Design, SEO, and conversions: what to prioritize
- Clarity first. Clear headlines that match visitor intent. Keep primary CTAs above the fold and descriptive (“Get a demo,” “Start free trial”).
- Information architecture. Group navigation by tasks, not org charts. Use descriptive labels and limit top-level items.
- Readability. Use generous spacing, 16–18px+ body text, and a scannable hierarchy (H1–H3). Keep paragraphs short.
- Accessibility. Ensure sufficient color contrast, visible focus states, alt text prompts for images, and logical heading order.
- Core Web Vitals. Optimize images (modern formats), minimize render-blocking resources, and test on real devices. Prioritize INP (which replaced FID in 2024) alongside LCP and CLS.
- Trust and proof. Add testimonials, logos, data points, and screenshots that demonstrate real-world use—ideally from your own experience.
- Unique value. Include original insights, examples, and visuals specific to your product and audience—what AI can’t infer on its own.
A simple AI-assisted workflow
- Define constraints. Brand voice, palette, type scale, components, audience jobs, and one primary page goal.
- Generate a draft. Use an ADI tool to create a full page with sections tailored to your inputs.
- Edit ruthlessly. Tighten headlines and body copy. Remove fluff sections that don’t support the goal.

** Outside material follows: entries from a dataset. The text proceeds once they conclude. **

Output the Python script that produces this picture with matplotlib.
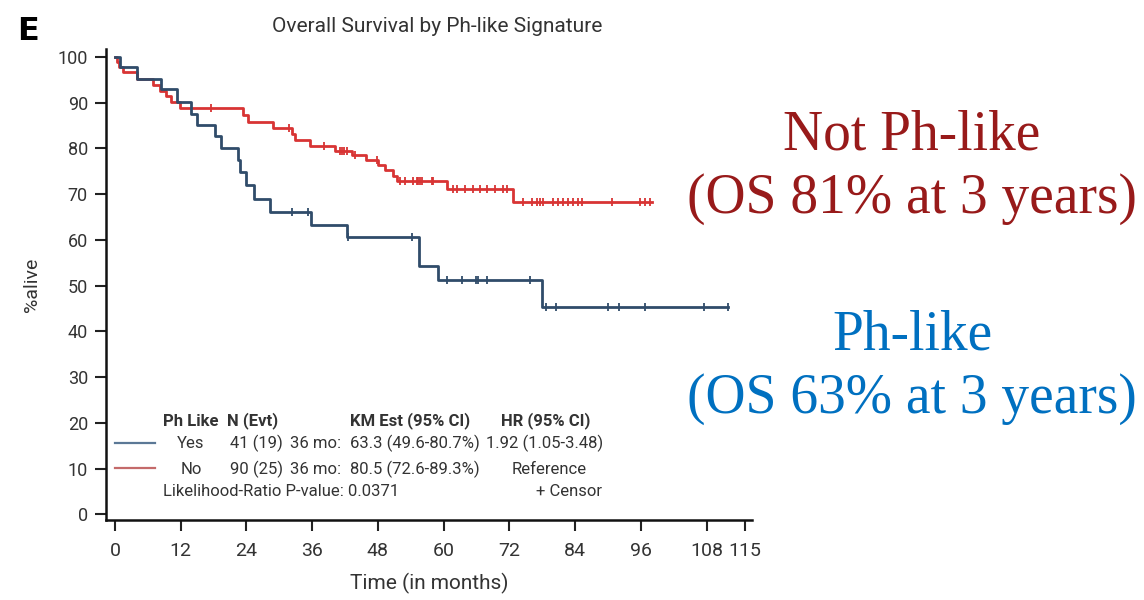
import numpy as np
import matplotlib.pyplot as plt
from matplotlib.lines import Line2D

SANS = ["Roboto", "DejaVu Sans"]
SERIF = ["Liberation Serif", "DejaVu Serif"]
plt.rcParams["font.family"] = SANS

# Ph-like (Yes) 组：事件时间（月）与 KM 生存率（%）
yes_time = [0, 0.9, 4.0, 8.4, 11.3, 13.8, 14.9, 18.3, 19.3, 22.5, 22.8, 23.9,
            25.4, 28.3, 35.8, 42.3, 55.5, 59.0, 77.9]
yes_surv = [100, 97.8, 95.2, 93.0, 90.2, 87.6, 85.1, 82.6, 80.0, 77.4, 74.8,
            72.0, 69.0, 66.1, 63.3, 60.7, 54.2, 51.1, 45.2]
yes_censor = [32.3, 35.3, 42.5, 54.3, 60.7, 63.4, 65.9, 66.3, 68.0, 75.8, 78.7,
              80.6, 90.0, 92.1, 96.7, 107.6, 112.0]
yes_end = 112.0

# 非 Ph-like (No) 组
no_time = [0, 0.3, 0.8, 1.4, 4.0, 7.0, 8.2, 9.3, 10.3, 11.8, 23.4, 24.3, 28.9,
           32.3, 32.9, 35.6, 40.2, 43.2, 45.9, 48.1, 49.3, 50.8, 51.4, 60.6, 72.7]
no_surv = [100, 98.9, 97.8, 96.6, 95.2, 93.8, 92.6, 91.4, 90.2, 88.9, 87.3,
           85.8, 84.4, 83.1, 81.8, 80.5, 79.4, 78.5, 77.4, 76.3, 75.2, 74.0,
           72.9, 71.1, 68.2]
no_censor = [17.5, 31.8, 38.2, 41.1, 41.5, 41.9, 42.3, 43.8, 47.8, 52.0, 52.9,
             54.5, 55.1, 55.4, 55.7, 56.0, 57.8, 58.1, 61.8, 62.4, 63.9, 65.4,
             66.6, 67.9, 69.4, 70.9, 71.5, 74.5, 76.1, 77.0, 77.6, 78.2, 80.0,
             80.9, 81.8, 82.7, 83.6, 84.6, 85.2, 90.7, 95.8, 96.8, 97.7]
no_end = 98.0

x_ticks = [0, 12, 24, 36, 48, 60, 72, 84, 96, 108, 115]
y_ticks = list(range(0, 101, 10))

BLUE = "#304c6a"
RED = "#d83434"


def surv_at(times, surv, t):
    idx = np.searchsorted(times, t, side="right") - 1
    return np.asarray(surv)[idx]


def draw_km(ax, times, surv, censor, end, color):
    t = np.append(times, end)
    s = np.append(surv, surv[-1])
    ax.step(t, s, where="post", color=color, lw=2.0, zorder=3)
    ax.plot(censor, surv_at(times, surv, censor), ls="none", marker="|",
            ms=6, mew=1.3, color=color, zorder=4)


fig = plt.figure(figsize=(11.44, 6), dpi=100)
ax = fig.add_axes([106 / 1144, 80 / 600, 646 / 1144, 471 / 600])

draw_km(ax, no_time, no_surv, no_censor, no_end, RED)
draw_km(ax, yes_time, yes_surv, yes_censor, yes_end, BLUE)

ax.set_xlim(-1.64, 116.3)
ax.set_ylim(-1.25, 101.7)
ax.set_xticks(x_ticks)
ax.set_yticks(y_ticks)
ax.tick_params(axis="both", direction="out", length=8, width=1.5,
               colors="#222222", labelcolor="#333333")
ax.tick_params(axis="x", labelsize=14, pad=8)
ax.tick_params(axis="y", labelsize=13, pad=5)
for side in ["top", "right"]:
    ax.spines[side].set_visible(False)
for side in ["left", "bottom"]:
    ax.spines[side].set_linewidth(1.8)
    ax.spines[side].set_color("#111111")

ax.set_xlabel("Time (in months)", fontsize=15, color="#333333", labelpad=9)
ax.set_ylabel("%alive", fontsize=14, color="#333333", labelpad=12)

fig.text(437 / 1144, 1 - 27 / 600, "Overall Survival by Ph-like Signature",
         ha="center", va="center", fontsize=15, color="#333333")
fig.text(28 / 1144, 1 - 31 / 600, "E", ha="center", va="center",
         fontsize=23, fontweight="bold", family="DejaVu Sans")


def px(x, y):
    return x / 1144, 1 - y / 600


# 图例表格
fs = 12
hdr = dict(fontsize=fs, fontweight="bold", color="#333333", va="center")
txt = dict(fontsize=fs, color="#333333", va="center")
fig.text(*px(163, 421), "Ph Like", ha="left", **hdr)
fig.text(*px(227, 421), "N (Evt)", ha="left", **hdr)
fig.text(*px(350, 421), "KM Est (95% CI)", ha="left", **hdr)
fig.text(*px(546, 421), "HR (95% CI)", ha="center", **hdr)

fig.add_artist(Line2D([115 / 1144, 155 / 1144], [1 - 443 / 600] * 2,
                      transform=fig.transFigure, color="#5b7896", lw=1.6))
fig.add_artist(Line2D([115 / 1144, 155 / 1144], [1 - 468 / 600] * 2,
                      transform=fig.transFigure, color="#c46a6a", lw=1.6))

fig.text(*px(191, 443), "Yes", ha="center", **txt)
fig.text(*px(230, 443), "41 (19)", ha="left", **txt)
fig.text(*px(290, 443), "36 mo:", ha="left", **txt)
fig.text(*px(350, 443), "63.3 (49.6-80.7%)", ha="left", **txt)
fig.text(*px(545, 443), "1.92 (1.05-3.48)", ha="center", **txt)

fig.text(*px(191, 469), "No", ha="center", **txt)
fig.text(*px(230, 469), "90 (25)", ha="left", **txt)
fig.text(*px(290, 469), "36 mo:", ha="left", **txt)
fig.text(*px(350, 469), "80.5 (72.6-89.3%)", ha="left", **txt)
fig.text(*px(549, 469), "Reference", ha="center", **txt)

fig.text(*px(163, 492), "Likelihood-Ratio P-value: 0.0371", ha="left", **txt)
fig.text(*px(602, 492), "+ Censor", ha="right", **txt)

# 右侧注释
ann_red = "#981a1a"
ann_blue = "#0070c0"
fig.text(*px(912, 150), "Not Ph-like", ha="center", va="baseline",
         fontsize=40, color=ann_red, family=SERIF)
fig.text(*px(912, 213), "(OS 81% at 3 years)", ha="center", va="baseline",
         fontsize=40, color=ann_red, family=SERIF)
fig.text(*px(912, 350), "Ph-like", ha="center", va="baseline",
         fontsize=40, color=ann_blue, family=SERIF)
fig.text(*px(912, 413), "(OS 63% at 3 years)", ha="center", va="baseline",
         fontsize=40, color=ann_blue, family=SERIF)

fig.savefig("out.png", dpi=100)
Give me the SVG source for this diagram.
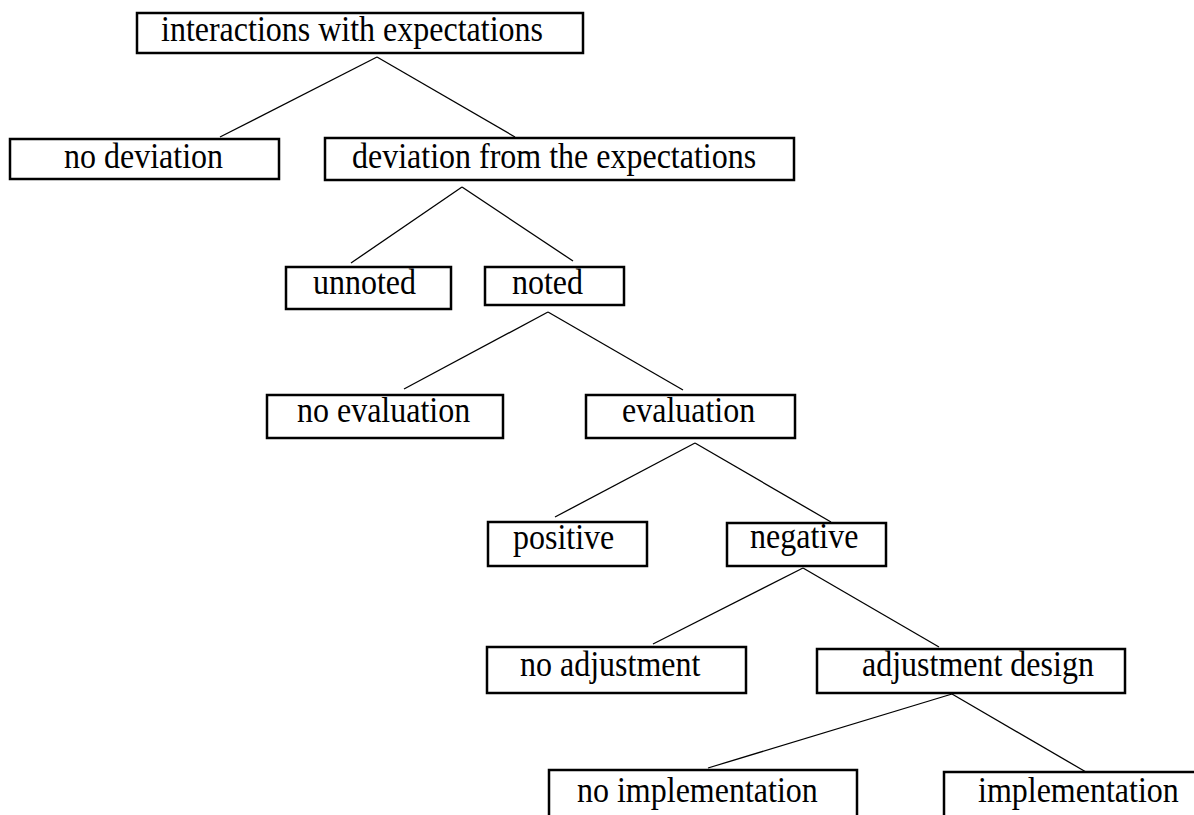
<svg xmlns="http://www.w3.org/2000/svg" width="1194" height="815" viewBox="0 0 1194 815">
<style>
.box{fill:#fff;stroke:#000;stroke-width:2.5}
.lbl{font-family:"Liberation Serif","Times New Roman",serif;font-size:32px;fill:#000}
.conn line{stroke:#000;stroke-width:1.3}
</style>
<rect width="1194" height="815" fill="#fff"/>
<g id="connectors" class="conn">
<line x1="377" y1="57" x2="220" y2="137"/>
<line x1="377" y1="57" x2="515" y2="137"/>
<line x1="462" y1="187" x2="351" y2="263"/>
<line x1="462" y1="187" x2="573" y2="261"/>
<line x1="548" y1="312" x2="404" y2="389"/>
<line x1="548" y1="312" x2="683" y2="390"/>
<line x1="695" y1="443" x2="555" y2="517"/>
<line x1="695" y1="443" x2="831" y2="522"/>
<line x1="803" y1="568" x2="653" y2="644"/>
<line x1="803" y1="568" x2="939" y2="647"/>
<line x1="952" y1="694" x2="708" y2="768"/>
<line x1="952" y1="694" x2="1086" y2="772"/>
</g>
<g id="n-interactions"><rect class="box" x="137" y="13" width="446" height="40"/><text class="lbl" transform="translate(161,41) scale(1,1.1)">interactions with expectations</text></g>
<g id="n-nodeviation"><rect class="box" x="10" y="139" width="269" height="40"/><text class="lbl" transform="translate(64,168) scale(1,1.1)">no deviation</text></g>
<g id="n-deviation"><rect class="box" x="325" y="138" width="469" height="42"/><text class="lbl" transform="translate(352,168) scale(1,1.1)">deviation from the expectations</text></g>
<g id="n-unnoted"><rect class="box" x="286" y="267" width="165" height="42"/><text class="lbl" transform="translate(313,294) scale(1,1.1)">unnoted</text></g>
<g id="n-noted"><rect class="box" x="485" y="267" width="139" height="38"/><text class="lbl" transform="translate(512,294) scale(1,1.1)">noted</text></g>
<g id="n-noevaluation"><rect class="box" x="267" y="395" width="236" height="43"/><text class="lbl" transform="translate(297,422) scale(1,1.1)">no evaluation</text></g>
<g id="n-evaluation"><rect class="box" x="586" y="395" width="209" height="43"/><text class="lbl" transform="translate(622,422) scale(1,1.1)">evaluation</text></g>
<g id="n-positive"><rect class="box" x="488" y="522" width="159" height="44"/><text class="lbl" transform="translate(513,549) scale(1,1.1)">positive</text></g>
<g id="n-negative"><rect class="box" x="727" y="523" width="159" height="43"/><text class="lbl" transform="translate(750,548) scale(1,1.1)">negative</text></g>
<g id="n-noadjustment"><rect class="box" x="487" y="647" width="259" height="46"/><text class="lbl" transform="translate(520,676) scale(1,1.1)">no adjustment</text></g>
<g id="n-adjustmentdesign"><rect class="box" x="817" y="649" width="308" height="44"/><text class="lbl" transform="translate(862,676) scale(1,1.1)">adjustment design</text></g>
<g id="n-noimplementation"><rect class="box" x="549" y="770" width="308" height="60"/><text class="lbl" transform="translate(577,802) scale(1,1.1)">no implementation</text></g>
<g id="n-implementation"><rect class="box" x="944" y="772" width="260" height="60"/><text class="lbl" transform="translate(978,802) scale(1,1.1)">implementation</text></g>
</svg>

- Run checks. Accessibility pass, performance pass, mobile pass. Fix what the tool flags and what real testing reveals.
- Ship, measure, iterate. A/B test critical elements. Keep improving based on analytics and user feedback.
Conclusion
AI isn’t a fad—it’s a durable shift in how digital products get built. Web design is no exception.
Expect AI features to keep threading through your toolchain—helping you draft faster, check quality, and iterate with data. Your edge comes from pairing those tools with a strong brand, first-hand expertise, and clear goals.
There are plenty of platforms using AI to assist design and development today. While the tech hasn’t replaced designers, it’s already raising the floor—and the ceiling—for teams that embrace it thoughtfully.